:: What is needed ::
Reproduce the listing below character for character; drop every image.

--- Start Recorded information ---

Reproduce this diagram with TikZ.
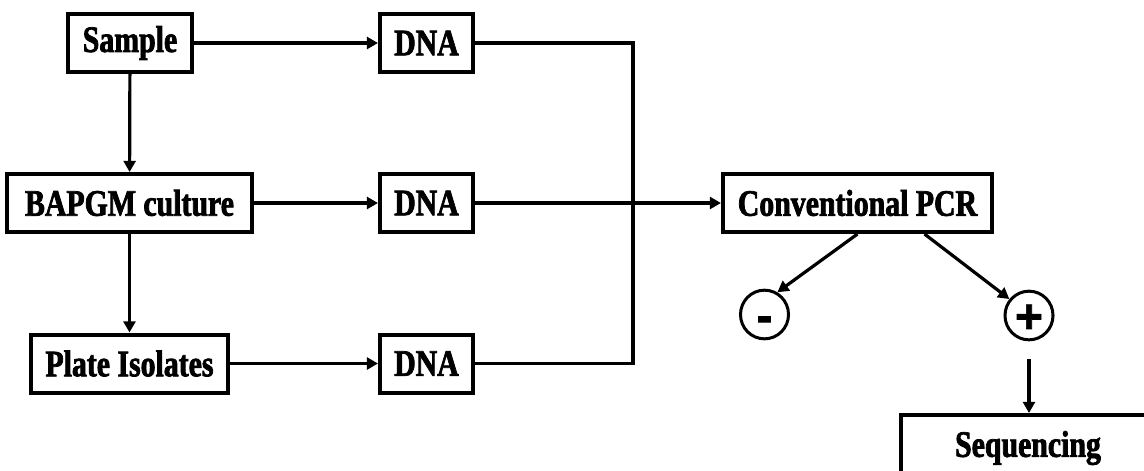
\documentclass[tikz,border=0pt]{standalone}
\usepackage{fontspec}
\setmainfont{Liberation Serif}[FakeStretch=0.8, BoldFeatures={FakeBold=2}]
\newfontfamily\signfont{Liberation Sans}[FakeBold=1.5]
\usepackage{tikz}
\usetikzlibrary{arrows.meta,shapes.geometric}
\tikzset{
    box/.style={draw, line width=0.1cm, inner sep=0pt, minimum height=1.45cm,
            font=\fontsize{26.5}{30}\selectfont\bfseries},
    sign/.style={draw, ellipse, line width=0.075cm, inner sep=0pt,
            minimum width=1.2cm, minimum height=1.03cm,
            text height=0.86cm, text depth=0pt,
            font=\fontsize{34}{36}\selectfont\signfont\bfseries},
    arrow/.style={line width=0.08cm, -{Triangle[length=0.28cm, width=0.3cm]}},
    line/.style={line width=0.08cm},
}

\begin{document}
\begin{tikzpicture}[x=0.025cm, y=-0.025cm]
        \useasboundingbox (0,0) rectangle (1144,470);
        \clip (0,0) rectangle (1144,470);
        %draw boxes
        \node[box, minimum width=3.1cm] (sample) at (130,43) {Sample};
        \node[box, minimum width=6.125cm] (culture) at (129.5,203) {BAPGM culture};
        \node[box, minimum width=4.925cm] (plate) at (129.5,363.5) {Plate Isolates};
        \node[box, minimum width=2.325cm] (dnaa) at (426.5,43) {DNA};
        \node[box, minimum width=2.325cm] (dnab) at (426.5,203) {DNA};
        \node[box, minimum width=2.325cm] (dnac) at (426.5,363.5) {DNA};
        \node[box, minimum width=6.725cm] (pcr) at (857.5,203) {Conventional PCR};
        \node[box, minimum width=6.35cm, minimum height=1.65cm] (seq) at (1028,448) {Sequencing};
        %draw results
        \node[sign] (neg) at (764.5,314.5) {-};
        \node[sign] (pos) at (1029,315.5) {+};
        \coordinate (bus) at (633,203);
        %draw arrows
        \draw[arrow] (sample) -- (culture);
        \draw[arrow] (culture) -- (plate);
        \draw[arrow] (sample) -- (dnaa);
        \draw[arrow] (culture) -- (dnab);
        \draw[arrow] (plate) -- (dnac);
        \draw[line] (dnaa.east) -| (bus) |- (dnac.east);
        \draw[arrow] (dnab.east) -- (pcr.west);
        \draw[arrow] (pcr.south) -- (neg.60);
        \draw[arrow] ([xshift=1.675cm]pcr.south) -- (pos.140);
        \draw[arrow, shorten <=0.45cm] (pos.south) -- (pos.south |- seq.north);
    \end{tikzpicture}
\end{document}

--- End Recorded information ---

:: Right answer ::
Reproduce this diagram with TikZ.
\documentclass[tikz,border=0pt]{standalone}
\usepackage{fontspec}
\setmainfont{Liberation Serif}[FakeStretch=0.8, BoldFeatures={FakeBold=2}]
\newfontfamily\signfont{Liberation Sans}[FakeBold=1.5]
\usepackage{tikz}
\usetikzlibrary{arrows.meta,shapes.geometric}
\tikzset{
    box/.style={draw, line width=0.1cm, inner sep=0pt, minimum height=1.45cm,
            font=\fontsize{26.5}{30}\selectfont\bfseries},
    sign/.style={draw, ellipse, line width=0.075cm, inner sep=0pt,
            minimum width=1.2cm, minimum height=1.03cm,
            text height=0.86cm, text depth=0pt,
            font=\fontsize{34}{36}\selectfont\signfont\bfseries},
    arrow/.style={line width=0.08cm, -{Triangle[length=0.28cm, width=0.3cm]}},
    line/.style={line width=0.08cm},
}

\begin{document}
\begin{tikzpicture}[x=0.025cm, y=-0.025cm]
        \useasboundingbox (0,0) rectangle (1144,470);
        \clip (0,0) rectangle (1144,470);
        %draw boxes
        \node[box, minimum width=3.1cm] (sample) at (130,43) {Sample};
        \node[box, minimum width=6.125cm] (culture) at (129.5,203) {BAPGM culture};
        \node[box, minimum width=4.925cm] (plate) at (129.5,363.5) {Plate Isolates};
        \node[box, minimum width=2.325cm] (dnaa) at (426.5,43) {DNA};
        \node[box, minimum width=2.325cm] (dnab) at (426.5,203) {DNA};
        \node[box, minimum width=2.325cm] (dnac) at (426.5,363.5) {DNA};
        \node[box, minimum width=6.725cm] (pcr) at (857.5,203) {Conventional PCR};
        \node[box, minimum width=6.35cm, minimum height=1.65cm] (seq) at (1028,448) {Sequencing};
        %draw results
        \node[sign] (neg) at (764.5,314.5) {-};
        \node[sign] (pos) at (1029,315.5) {+};
        \coordinate (bus) at (633,203);
        %draw arrows
        \draw[arrow] (sample) -- (culture);
        \draw[arrow] (culture) -- (plate);
        \draw[arrow] (sample) -- (dnaa);
        \draw[arrow] (culture) -- (dnab);
        \draw[arrow] (plate) -- (dnac);
        \draw[line] (dnaa.east) -| (bus) |- (dnac.east);
        \draw[arrow] (dnab.east) -- (pcr.west);
        \draw[arrow] (pcr.south) -- (neg.60);
        \draw[arrow] ([xshift=1.675cm]pcr.south) -- (pos.140);
        \draw[arrow, shorten <=0.45cm] (pos.south) -- (pos.south |- seq.north);
    \end{tikzpicture}
\end{document}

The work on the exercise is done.